Even with the muted colour scheme, Criterion’s 4K restoration from the original negative looks impressive, with a great deal of fine detail. The mono soundtrack is subtle, with a sparing use of music and an emphasis on the dialogue.

The supplements

The Blu-ray includes three-and-a-half hours of extras, providing an account of the production as well as the history which informs Solinas’s script. Under the title “Making Mr. Klein”, there’s a television clip from 1976 in which Losey and Delon discuss the film (12:59) plus an interview with editor Henri Lanoë (26:13) in which he talks about the events dramatized in the film and his experience working with Losey.

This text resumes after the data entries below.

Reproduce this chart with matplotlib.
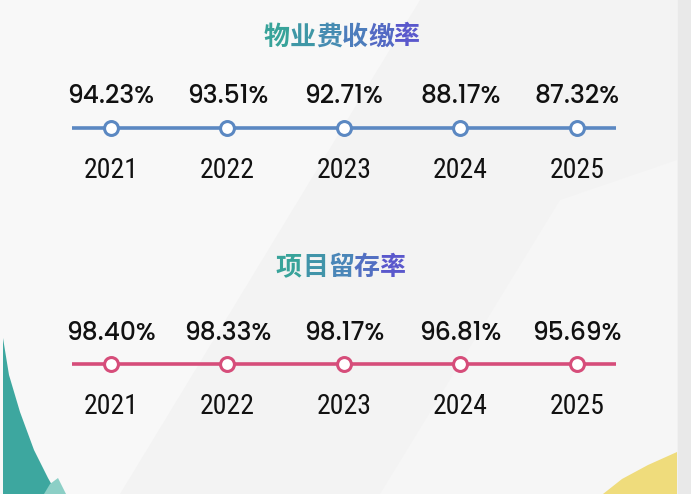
import numpy as np
import matplotlib
matplotlib.use("Agg")
import matplotlib.pyplot as plt
from matplotlib.patches import Polygon, Rectangle
from matplotlib.colors import LinearSegmentedColormap

# data
years = ["2021", "2022", "2023", "2024", "2025"]
fee_rate = [94.23, 93.51, 92.71, 88.17, 87.32]        # 物业费收缴率
retention_rate = [98.40, 98.33, 98.17, 96.81, 95.69]  # 项目留存率
titles = ["物业费收缴率", "项目留存率"]

W, H = 691, 494
fig = plt.figure(figsize=(W / 100, H / 100), dpi=100)

# background layer in pixel units
bg = fig.add_axes([0, 0, 1, 1])
bg.set_xlim(0, W)
bg.set_ylim(H, 0)
bg.axis("off")
bg.add_patch(Rectangle((0, 0), W, H, color="#f3f3f3", zorder=0))
bg.add_patch(Polygon([(0, 0), (420, 0), (120, 494), (0, 494)], color="#f8f8f8", zorder=0.5, lw=0))
bg.add_patch(Polygon([(380, 494), (560, 200), (677, 160), (677, 494)], color="#f6f6f6", zorder=0.5, lw=0))
bg.add_patch(Rectangle((678, 0), 13, H, color="#e9e9e9", zorder=0.6))
# teal swoosh bottom-left
bg.add_patch(Polygon([(3, 338), (9, 375), (20, 412), (34, 450), (48, 478), (57, 494), (3, 494)],
                     color="#3da79f", lw=0, zorder=1))
bg.add_patch(Polygon([(44, 494), (50, 484), (58, 478), (66, 494)], color="#8ccfc6", lw=0, zorder=1.1))
# yellow corner bottom-right
bg.add_patch(Polygon([(603, 494), (622, 479), (648, 465), (677, 452), (677, 494)],
                     color="#efdc7c", lw=0, zorder=1))

title_cmap = LinearSegmentedColormap.from_list("t", ["#38a39a", "#4a86b8", "#5a58cc"])
title_px = 26  # CJK glyphs are one em wide


def gradient_title(text, cx, cy):
    n = len(text)
    for k, ch in enumerate(text):
        x = cx + (k - (n - 1) / 2) * title_px
        bg.text(x, cy, ch, ha="center", va="center", fontsize=title_px * 0.72,
                family=["Noto Sans CJK SC", "DejaVu Sans"], weight="bold",
                color=title_cmap(k / (n - 1)), zorder=5)


gradient_title(titles[0], 342, 37)
gradient_title(titles[1], 341, 267)

# timeline layer: x in category index, y in pixels
ax = fig.add_axes([0, 0, 1, 1])
ax.patch.set_alpha(0)
ax.axis("off")
step = 116.5
ax.set_xlim(-111 / step, (W - 111) / step)
ax.set_ylim(H, 0)

idx = np.arange(len(years))
val_font = dict(family=["Poppins", "DejaVu Sans"], weight=500, size=18, color="#111111")
year_font = dict(family=["Roboto Condensed", "DejaVu Sans"], weight=400, size=20, color="#111111")


def timeline(values, line_y, value_base, year_base, color):
    ax.plot([-0.335, idx[-1] + 0.335], [line_y, line_y], color=color, lw=2.6,
            solid_capstyle="butt", zorder=2)
    ax.plot(idx, [line_y] * len(idx), ls="none", marker="o", ms=10, mew=2.2,
            mfc="white", mec=color, zorder=3)
    for i, v in enumerate(values):
        ax.text(i, value_base, f"{v:.2f}%", ha="center", va="baseline", **val_font)
        ax.text(i, year_base, years[i], ha="center", va="baseline", **year_font)


timeline(fee_rate, 128, 103, 178, "#5b88c2")
timeline(retention_rate, 364, 340, 414, "#d64d7a")

fig.savefig("out.png", dpi=100)
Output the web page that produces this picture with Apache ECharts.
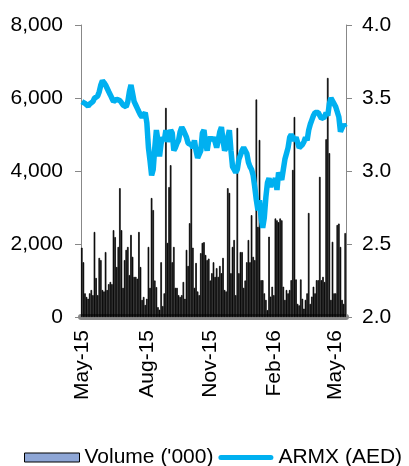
<!DOCTYPE html>
<html>
<head>
<meta charset="utf-8">
<script src="https://cdn.jsdelivr.net/npm/echarts@6/dist/echarts.min.js"></script>
<style>
  html, body { margin: 0; padding: 0; background: #fff; }
  #chart { width: 409px; height: 466px; }
</style>
</head>
<body>
<div id="chart"></div>
<script>
// daily volume ('000)
var volume = [
  1900,1500,650,550,500,650,740,600,2330,1070,600,1620,1560,740,700,1780,740,900,960,900,
  2380,2190,1370,1920,3530,2380,800,1560,1840,1920,1150,2250,1650,1100,1100,1050,2330,1370,470,550,
  330,500,1920,800,3260,2930,1000,820,270,200,1500,300,650,5730,2030,3560,4160,1500,1920,800,
  800,600,550,600,960,500,1840,1400,2570,4650,1900,800,1480,700,600,1750,2030,2050,1700,1560,
  1600,1000,1200,
  1500,1100,1340,1100,1400,1200,1620,740,700,3530,3400,1200,1920,2110,600,5180,1200,1780,1780,800,
  1000,1500,2110,1500,2790,1650,1560,5960,2470,4850,1010,1010,650,470,190,2200,560,830,600,2700,
  2650,2600,
  2700,2650,830,470,740,650,740,1010,4030,5480,1030,360,320,1030,500,230,470,650,2850,360,
  560,830,650,1010,1010,3840,1010,1100,960,4870,6550,4490,470,2060,650,650,2520,2560,1920,470,
  360,2300
];

// ARMX share price (AED)
var armx = [
  3.475,3.468,3.463,3.452,3.445,3.459,3.468,3.475,3.498,3.509,3.514,3.543,3.589,3.619,3.605,3.589,3.577,3.543,3.521,3.498,
  3.475,3.463,3.491,3.482,3.482,3.468,3.452,3.44,3.44,3.475,3.543,3.589,3.532,3.475,3.452,3.429,3.406,3.384,3.368,3.377,
  3.40,3.33,3.16,3.07,2.97,3.01,3.16,3.28,3.21,3.10,3.19,3.23,3.21,3.28,3.20,3.19,3.28,3.26,3.14,3.16,
  3.19,3.21,3.27,3.30,3.28,3.27,3.23,3.19,3.18,3.18,3.16,3.21,3.14,3.09,3.08,3.14,3.26,3.28,3.19,3.14,
  3.21,3.23,3.21,
  3.23,3.20,3.16,3.21,3.27,3.30,3.21,3.14,3.16,3.23,3.28,3.14,3.03,3.01,2.99,3.01,3.08,3.11,3.14,3.16,
  3.16,3.12,3.06,3.03,3.01,2.97,2.89,2.80,2.73,2.80,2.68,2.61,2.68,2.82,2.92,2.95,2.89,2.94,2.92,2.95,
  2.87,2.99,
  2.96,2.94,3.01,3.08,3.12,3.16,3.23,3.25,3.23,3.21,3.23,3.23,3.16,3.16,3.18,3.20,3.23,3.21,3.28,3.32,
  3.35,3.38,3.40,3.40,3.40,3.40,3.36,3.35,3.37,3.40,3.38,3.46,3.50,3.50,3.46,3.44,3.44,3.37,3.27,3.28,
  3.32,3.30
];

var tickLabels = ['May-15', 'Aug-15', 'Nov-15', 'Feb-16', 'May-16'];

// dates for the points, from 1 May 2015 on
var months = ['Jan','Feb','Mar','Apr','May','Jun','Jul','Aug','Sep','Oct','Nov','Dec'];
var dates = [];
var start = Date.UTC(2015, 4, 1);
for (var i = 0; i < volume.length; i++) {
  var d = new Date(start + i * 2.29 * 86400000);
  dates.push(months[d.getUTCMonth()] + '-' + String(d.getUTCFullYear()).slice(2));
}

function showLabel(index, value) {
  return tickLabels.indexOf(value) >= 0 && (index == 0 || dates[index - 1] != value);
}

var font = 'Liberation Sans, Arial, sans-serif';
var myChart = echarts.init(document.getElementById('chart'));

option = {
  animation: false,
  textStyle: { fontFamily: font, color: '#000' },
  grid: { left: 81, right: 63, top: 25, bottom: 149 },
  legend: {
    left: 19,
    top: 442,
    itemGap: 5,
    itemWidth: 55,
    itemHeight: 9,
    textStyle: { fontFamily: font, fontSize: 21, color: '#000' },
    data: [
      { name: "Volume ('000)", icon: 'rect',
        itemStyle: { color: '#8EA6D6', borderColor: '#000', borderWidth: 1 } },
      { name: 'ARMX (AED)', icon: 'path://M2.5,0H52.5A2.5,2.5 0 0 1 52.5,5H2.5A2.5,2.5 0 0 1 2.5,0Z',
        itemStyle: { color: '#00B0F0' } }
    ]
  },
  xAxis: {
    type: 'category',
    data: dates,
    boundaryGap: true,
    offset: 3,
    axisLine: { lineStyle: { color: '#888', width: 6 } },
    axisTick: { show: false },
    axisLabel: {
      interval: showLabel,
      rotate: 90,
      margin: 10,
      fontSize: 21,
      fontFamily: font,
      color: '#000'
    }
  },
  yAxis: [
    {
      type: 'value',
      min: 0,
      max: 8000,
      interval: 2000,
      splitLine: { show: false },
      axisLine: { show: true, lineStyle: { color: '#888' } },
      axisTick: { show: true, length: 6, lineStyle: { color: '#888' } },
      axisLabel: {
        margin: 18,
        fontSize: 21,
        fontFamily: font,
        color: '#000',
        formatter: function(v) { return v.toLocaleString('en-US'); }
      }
    },
    {
      type: 'value',
      min: 2,
      max: 4,
      interval: 0.5,
      splitLine: { show: false },
      axisLine: { show: true, lineStyle: { color: '#888' } },
      axisTick: { show: true, length: 6, lineStyle: { color: '#888' } },
      axisLabel: {
        margin: 16,
        fontSize: 21,
        fontFamily: font,
        color: '#000',
        formatter: function(v) { return v.toFixed(1); }
      }
    }
  ],
  series: [
    {
      name: "Volume ('000)",
      type: 'bar',
      yAxisIndex: 0,
      data: volume,
      barCategoryGap: '0%',
      itemStyle: { color: '#000', borderColor: '#000', borderWidth: 0.7 }
    },
    {
      name: 'ARMX (AED)',
      type: 'line',
      yAxisIndex: 1,
      data: armx,
      showSymbol: false,
      z: 5,
      lineStyle: { color: '#00B0F0', width: 5.5 },
      itemStyle: { color: '#00B0F0' }
    }
  ]
};
myChart.setOption(option);
</script>
</body>
</html>
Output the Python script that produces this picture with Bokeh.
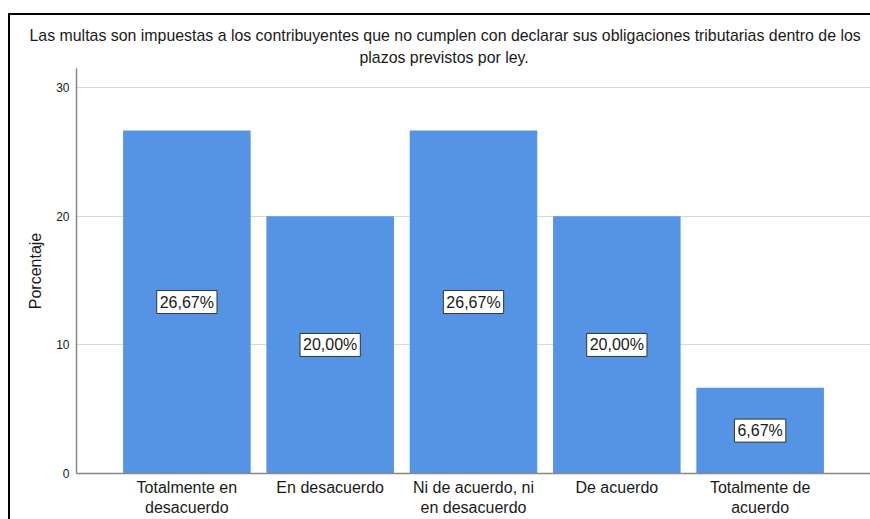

Critic Michel Ciment, one of Losey’s most enthusiastic supporters, discusses the director’s career and the making of the film in a lengthy new interview (48:45), and also sits in on an audio interview with Losey from 1976 (33:39), in which the filmmaker talks about his reasons for making the films and the challenges he faced shooting a feature in a language he didn’t speak.

Historical context is provided by a television program from 1986, Story of a Day: The Vel’ d’Hiv’ Roundup (1:23:46), in which a presenter confronts the issues of collaboration and anti-Semitism during the Occupation, with archival material and interviews.

There’s also a trailer (1:53) and a booklet essay by Ginette Vincendeau.